Data shown:
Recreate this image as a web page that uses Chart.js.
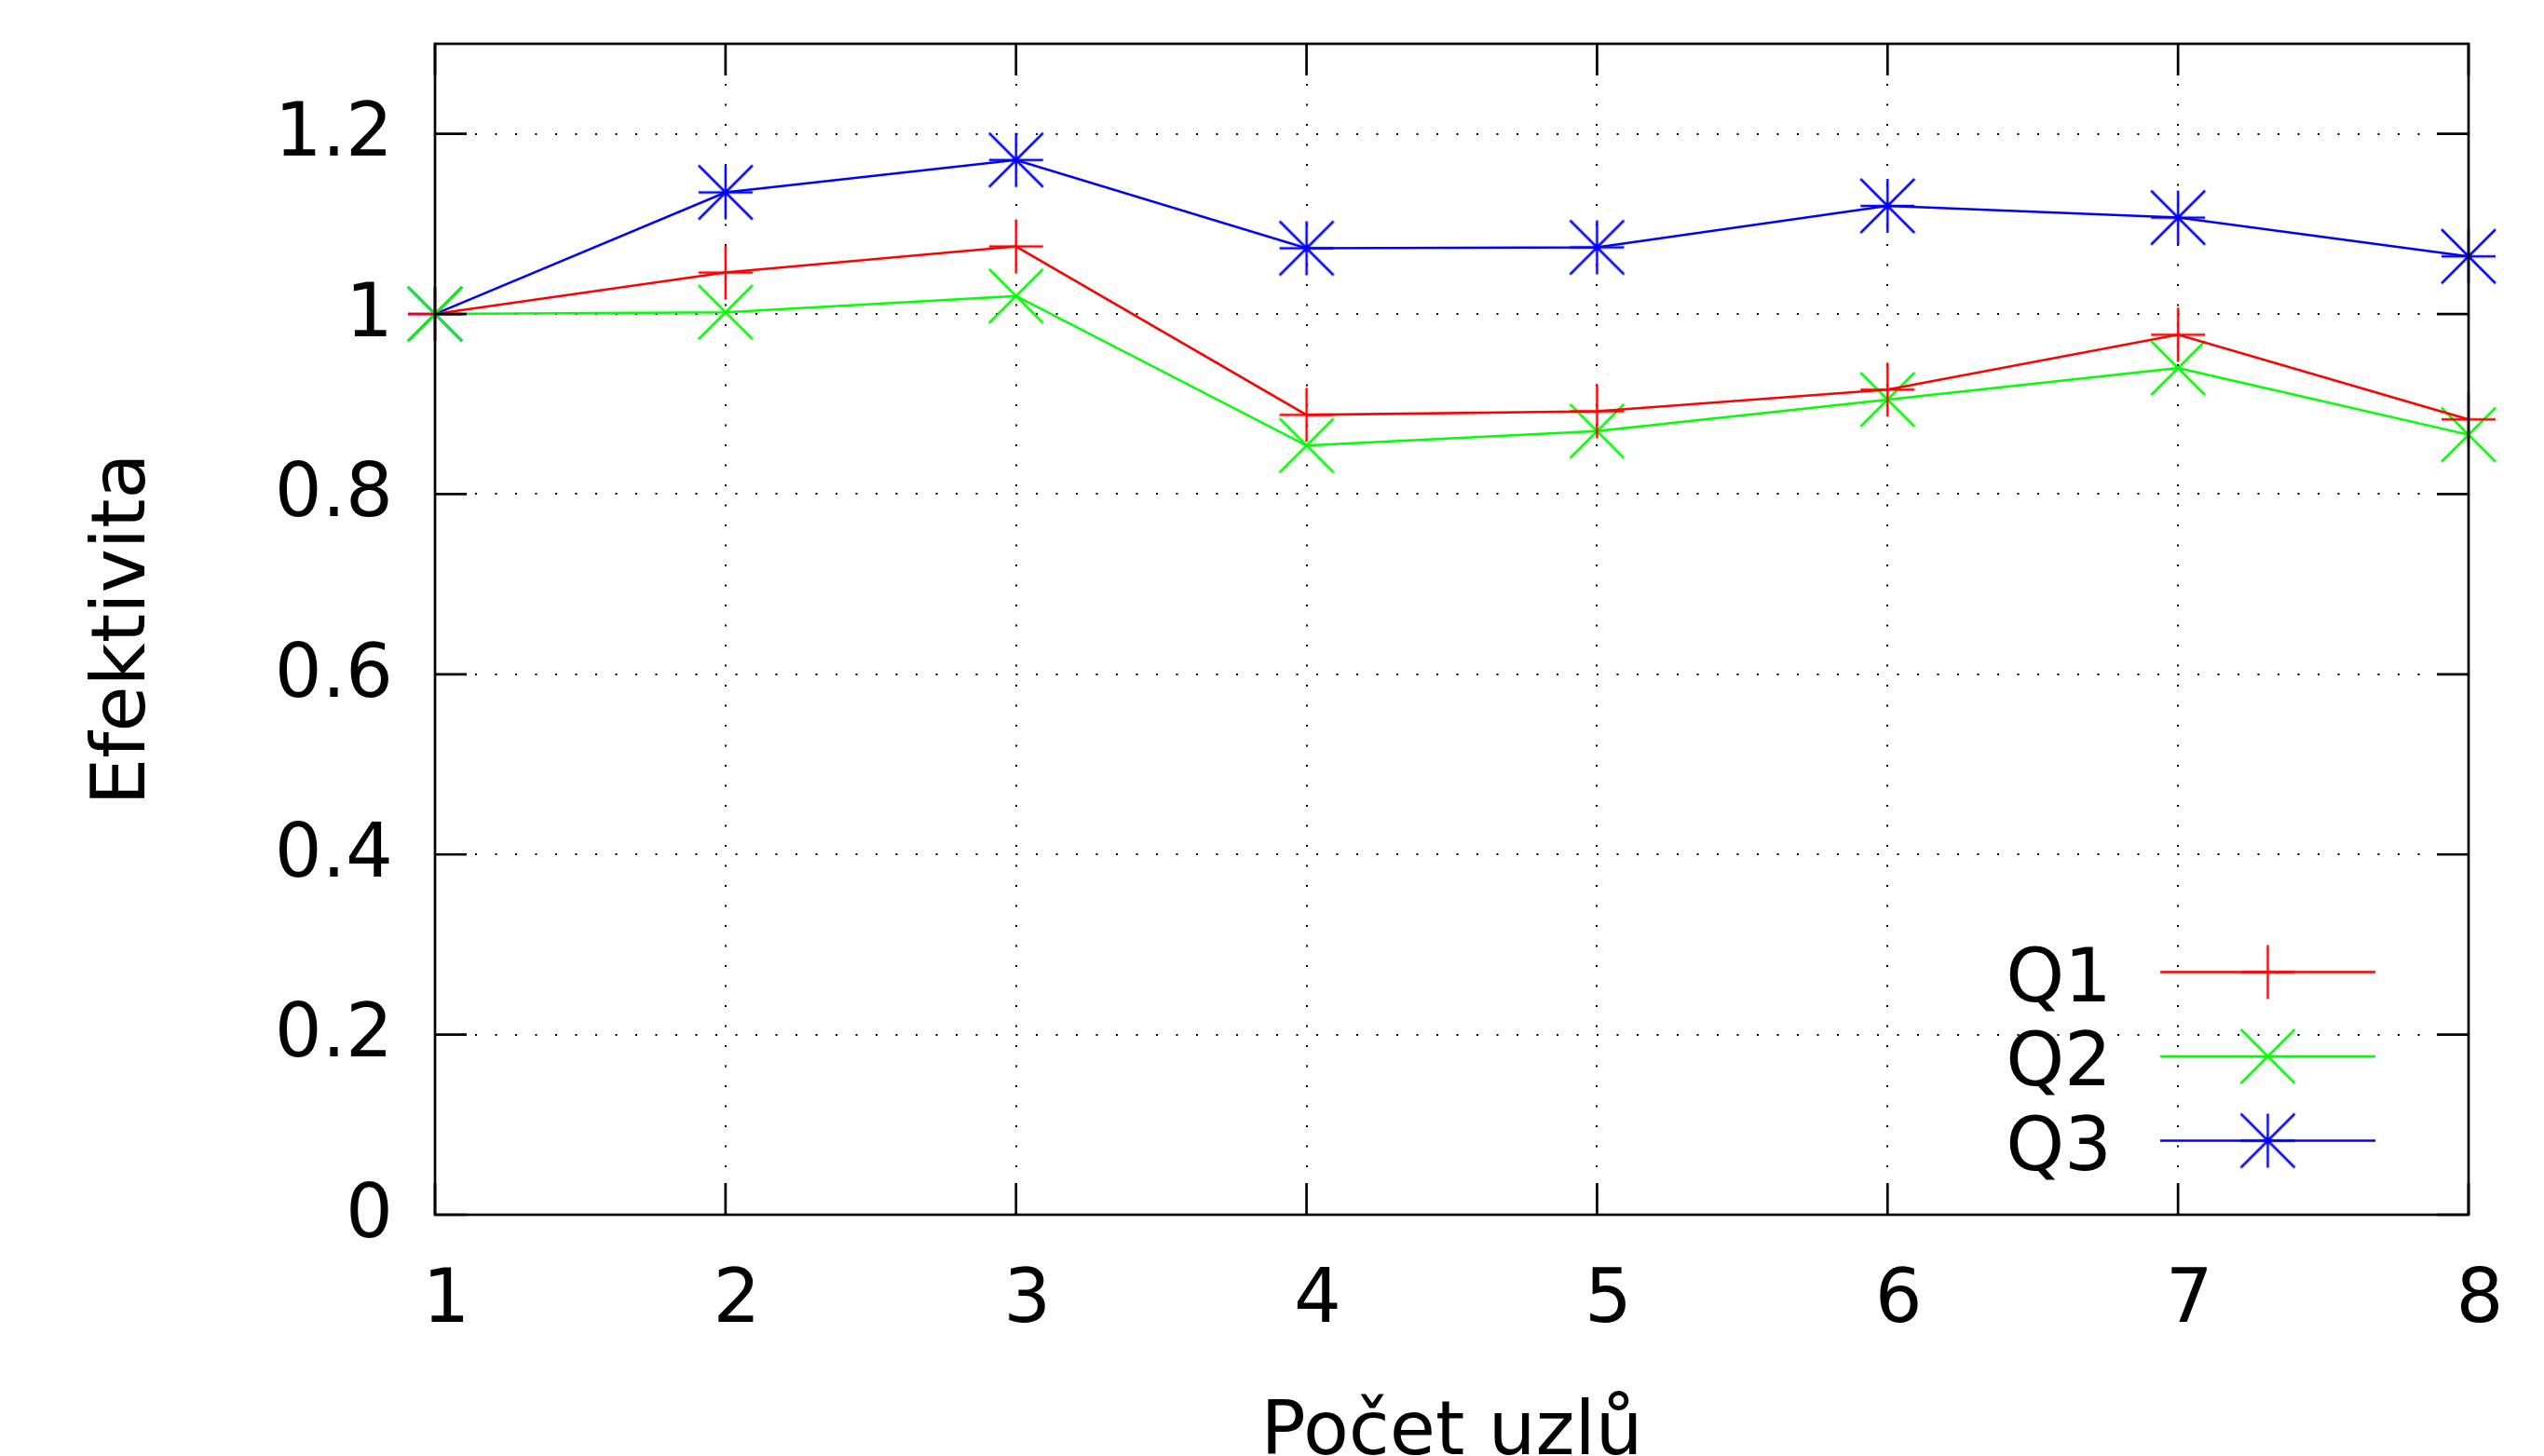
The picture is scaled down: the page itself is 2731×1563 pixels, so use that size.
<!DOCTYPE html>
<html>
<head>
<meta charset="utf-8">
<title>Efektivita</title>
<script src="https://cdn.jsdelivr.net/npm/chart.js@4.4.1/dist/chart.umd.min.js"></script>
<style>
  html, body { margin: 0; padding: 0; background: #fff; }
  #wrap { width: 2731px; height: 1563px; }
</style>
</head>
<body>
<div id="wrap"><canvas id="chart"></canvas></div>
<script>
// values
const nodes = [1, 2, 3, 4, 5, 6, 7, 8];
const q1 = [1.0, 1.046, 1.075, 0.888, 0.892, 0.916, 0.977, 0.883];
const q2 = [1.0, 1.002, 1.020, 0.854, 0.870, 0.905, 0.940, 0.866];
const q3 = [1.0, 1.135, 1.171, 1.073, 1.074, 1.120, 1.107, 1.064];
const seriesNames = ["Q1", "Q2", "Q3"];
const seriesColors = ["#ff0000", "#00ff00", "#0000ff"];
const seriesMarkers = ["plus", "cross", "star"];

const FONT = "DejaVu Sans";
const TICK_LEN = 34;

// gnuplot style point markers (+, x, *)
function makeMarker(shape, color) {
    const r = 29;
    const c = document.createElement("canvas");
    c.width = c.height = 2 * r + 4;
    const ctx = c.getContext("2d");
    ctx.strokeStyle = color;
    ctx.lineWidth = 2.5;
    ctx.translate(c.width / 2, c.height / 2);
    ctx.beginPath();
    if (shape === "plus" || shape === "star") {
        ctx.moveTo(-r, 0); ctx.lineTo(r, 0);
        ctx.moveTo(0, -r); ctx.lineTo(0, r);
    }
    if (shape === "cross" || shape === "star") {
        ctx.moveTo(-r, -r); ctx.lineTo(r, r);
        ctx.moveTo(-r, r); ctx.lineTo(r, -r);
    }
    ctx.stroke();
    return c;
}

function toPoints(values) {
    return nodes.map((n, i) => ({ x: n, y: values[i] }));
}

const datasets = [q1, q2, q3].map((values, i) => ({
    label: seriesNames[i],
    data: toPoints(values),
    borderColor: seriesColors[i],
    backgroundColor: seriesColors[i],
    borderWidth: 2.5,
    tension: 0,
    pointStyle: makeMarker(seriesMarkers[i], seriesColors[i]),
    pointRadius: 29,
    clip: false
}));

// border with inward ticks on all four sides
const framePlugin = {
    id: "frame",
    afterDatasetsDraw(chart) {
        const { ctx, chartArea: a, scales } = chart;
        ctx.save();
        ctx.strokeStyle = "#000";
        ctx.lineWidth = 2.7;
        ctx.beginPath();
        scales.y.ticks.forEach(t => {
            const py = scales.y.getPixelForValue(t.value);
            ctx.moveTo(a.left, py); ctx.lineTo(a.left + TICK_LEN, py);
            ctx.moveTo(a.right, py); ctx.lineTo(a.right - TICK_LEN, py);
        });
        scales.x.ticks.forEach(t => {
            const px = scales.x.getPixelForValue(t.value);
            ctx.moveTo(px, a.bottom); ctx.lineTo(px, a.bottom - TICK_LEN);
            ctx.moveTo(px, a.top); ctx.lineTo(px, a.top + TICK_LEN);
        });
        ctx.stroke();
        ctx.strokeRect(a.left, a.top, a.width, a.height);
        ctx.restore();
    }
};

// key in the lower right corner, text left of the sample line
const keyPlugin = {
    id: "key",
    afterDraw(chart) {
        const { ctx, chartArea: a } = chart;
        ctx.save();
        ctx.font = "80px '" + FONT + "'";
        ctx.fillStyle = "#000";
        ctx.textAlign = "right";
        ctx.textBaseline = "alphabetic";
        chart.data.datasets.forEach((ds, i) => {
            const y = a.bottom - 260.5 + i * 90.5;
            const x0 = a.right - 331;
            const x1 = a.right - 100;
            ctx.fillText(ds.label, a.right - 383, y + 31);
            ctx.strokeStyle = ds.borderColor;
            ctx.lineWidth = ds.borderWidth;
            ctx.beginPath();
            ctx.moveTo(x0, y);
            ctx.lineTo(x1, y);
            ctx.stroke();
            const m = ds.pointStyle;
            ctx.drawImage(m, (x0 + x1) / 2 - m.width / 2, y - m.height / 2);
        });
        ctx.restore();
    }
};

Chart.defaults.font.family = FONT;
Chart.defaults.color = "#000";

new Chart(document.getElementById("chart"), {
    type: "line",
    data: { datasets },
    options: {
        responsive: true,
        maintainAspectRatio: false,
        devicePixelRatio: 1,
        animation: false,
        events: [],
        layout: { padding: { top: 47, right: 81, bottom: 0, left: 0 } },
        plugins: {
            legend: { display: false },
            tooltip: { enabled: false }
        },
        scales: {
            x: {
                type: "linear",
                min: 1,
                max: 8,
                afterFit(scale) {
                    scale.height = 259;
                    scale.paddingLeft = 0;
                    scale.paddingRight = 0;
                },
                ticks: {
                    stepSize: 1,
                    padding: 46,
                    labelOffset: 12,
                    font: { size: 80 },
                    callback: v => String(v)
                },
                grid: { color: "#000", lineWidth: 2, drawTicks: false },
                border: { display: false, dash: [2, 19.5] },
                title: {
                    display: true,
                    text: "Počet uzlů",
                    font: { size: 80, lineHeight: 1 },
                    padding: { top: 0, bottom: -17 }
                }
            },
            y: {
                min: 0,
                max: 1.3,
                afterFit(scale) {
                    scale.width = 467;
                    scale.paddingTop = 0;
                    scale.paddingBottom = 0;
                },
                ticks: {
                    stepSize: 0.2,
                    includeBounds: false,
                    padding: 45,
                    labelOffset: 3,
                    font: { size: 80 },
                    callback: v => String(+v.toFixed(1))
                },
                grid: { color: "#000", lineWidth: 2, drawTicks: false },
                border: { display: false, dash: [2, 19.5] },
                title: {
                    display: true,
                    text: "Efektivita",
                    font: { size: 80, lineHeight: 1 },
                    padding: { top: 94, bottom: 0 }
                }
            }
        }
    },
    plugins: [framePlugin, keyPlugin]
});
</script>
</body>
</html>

Written task: Skip every picture and transcribe the data above exactly.

Full solution:
Recreate this image as a web page that uses Chart.js.
The picture is scaled down: the page itself is 2731×1563 pixels, so use that size.
<!DOCTYPE html>
<html>
<head>
<meta charset="utf-8">
<title>Efektivita</title>
<script src="https://cdn.jsdelivr.net/npm/chart.js@4.4.1/dist/chart.umd.min.js"></script>
<style>
  html, body { margin: 0; padding: 0; background: #fff; }
  #wrap { width: 2731px; height: 1563px; }
</style>
</head>
<body>
<div id="wrap"><canvas id="chart"></canvas></div>
<script>
// values
const nodes = [1, 2, 3, 4, 5, 6, 7, 8];
const q1 = [1.0, 1.046, 1.075, 0.888, 0.892, 0.916, 0.977, 0.883];
const q2 = [1.0, 1.002, 1.020, 0.854, 0.870, 0.905, 0.940, 0.866];
const q3 = [1.0, 1.135, 1.171, 1.073, 1.074, 1.120, 1.107, 1.064];
const seriesNames = ["Q1", "Q2", "Q3"];
const seriesColors = ["#ff0000", "#00ff00", "#0000ff"];
const seriesMarkers = ["plus", "cross", "star"];

const FONT = "DejaVu Sans";
const TICK_LEN = 34;

// gnuplot style point markers (+, x, *)
function makeMarker(shape, color) {
    const r = 29;
    const c = document.createElement("canvas");
    c.width = c.height = 2 * r + 4;
    const ctx = c.getContext("2d");
    ctx.strokeStyle = color;
    ctx.lineWidth = 2.5;
    ctx.translate(c.width / 2, c.height / 2);
    ctx.beginPath();
    if (shape === "plus" || shape === "star") {
        ctx.moveTo(-r, 0); ctx.lineTo(r, 0);
        ctx.moveTo(0, -r); ctx.lineTo(0, r);
    }
    if (shape === "cross" || shape === "star") {
        ctx.moveTo(-r, -r); ctx.lineTo(r, r);
        ctx.moveTo(-r, r); ctx.lineTo(r, -r);
    }
    ctx.stroke();
    return c;
}

function toPoints(values) {
    return nodes.map((n, i) => ({ x: n, y: values[i] }));
}

const datasets = [q1, q2, q3].map((values, i) => ({
    label: seriesNames[i],
    data: toPoints(values),
    borderColor: seriesColors[i],
    backgroundColor: seriesColors[i],
    borderWidth: 2.5,
    tension: 0,
    pointStyle: makeMarker(seriesMarkers[i], seriesColors[i]),
    pointRadius: 29,
    clip: false
}));

// border with inward ticks on all four sides
const framePlugin = {
    id: "frame",
    afterDatasetsDraw(chart) {
        const { ctx, chartArea: a, scales } = chart;
        ctx.save();
        ctx.strokeStyle = "#000";
        ctx.lineWidth = 2.7;
        ctx.beginPath();
        scales.y.ticks.forEach(t => {
            const py = scales.y.getPixelForValue(t.value);
            ctx.moveTo(a.left, py); ctx.lineTo(a.left + TICK_LEN, py);
            ctx.moveTo(a.right, py); ctx.lineTo(a.right - TICK_LEN, py);
        });
        scales.x.ticks.forEach(t => {
            const px = scales.x.getPixelForValue(t.value);
            ctx.moveTo(px, a.bottom); ctx.lineTo(px, a.bottom - TICK_LEN);
            ctx.moveTo(px, a.top); ctx.lineTo(px, a.top + TICK_LEN);
        });
        ctx.stroke();
        ctx.strokeRect(a.left, a.top, a.width, a.height);
        ctx.restore();
    }
};

// key in the lower right corner, text left of the sample line
const keyPlugin = {
    id: "key",
    afterDraw(chart) {
        const { ctx, chartArea: a } = chart;
        ctx.save();
        ctx.font = "80px '" + FONT + "'";
        ctx.fillStyle = "#000";
        ctx.textAlign = "right";
        ctx.textBaseline = "alphabetic";
        chart.data.datasets.forEach((ds, i) => {
            const y = a.bottom - 260.5 + i * 90.5;
            const x0 = a.right - 331;
            const x1 = a.right - 100;
            ctx.fillText(ds.label, a.right - 383, y + 31);
            ctx.strokeStyle = ds.borderColor;
            ctx.lineWidth = ds.borderWidth;
            ctx.beginPath();
            ctx.moveTo(x0, y);
            ctx.lineTo(x1, y);
            ctx.stroke();
            const m = ds.pointStyle;
            ctx.drawImage(m, (x0 + x1) / 2 - m.width / 2, y - m.height / 2);
        });
        ctx.restore();
    }
};

Chart.defaults.font.family = FONT;
Chart.defaults.color = "#000";

new Chart(document.getElementById("chart"), {
    type: "line",
    data: { datasets },
    options: {
        responsive: true,
        maintainAspectRatio: false,
        devicePixelRatio: 1,
        animation: false,
        events: [],
        layout: { padding: { top: 47, right: 81, bottom: 0, left: 0 } },
        plugins: {
            legend: { display: false },
            tooltip: { enabled: false }
        },
        scales: {
            x: {
                type: "linear",
                min: 1,
                max: 8,
                afterFit(scale) {
                    scale.height = 259;
                    scale.paddingLeft = 0;
                    scale.paddingRight = 0;
                },
                ticks: {
                    stepSize: 1,
                    padding: 46,
                    labelOffset: 12,
                    font: { size: 80 },
                    callback: v => String(v)
                },
                grid: { color: "#000", lineWidth: 2, drawTicks: false },
                border: { display: false, dash: [2, 19.5] },
                title: {
                    display: true,
                    text: "Počet uzlů",
                    font: { size: 80, lineHeight: 1 },
                    padding: { top: 0, bottom: -17 }
                }
            },
            y: {
                min: 0,
                max: 1.3,
                afterFit(scale) {
                    scale.width = 467;
                    scale.paddingTop = 0;
                    scale.paddingBottom = 0;
                },
                ticks: {
                    stepSize: 0.2,
                    includeBounds: false,
                    padding: 45,
                    labelOffset: 3,
                    font: { size: 80 },
                    callback: v => String(+v.toFixed(1))
                },
                grid: { color: "#000", lineWidth: 2, drawTicks: false },
                border: { display: false, dash: [2, 19.5] },
                title: {
                    display: true,
                    text: "Efektivita",
                    font: { size: 80, lineHeight: 1 },
                    padding: { top: 94, bottom: 0 }
                }
            }
        }
    },
    plugins: [framePlugin, keyPlugin]
});
</script>
</body>
</html>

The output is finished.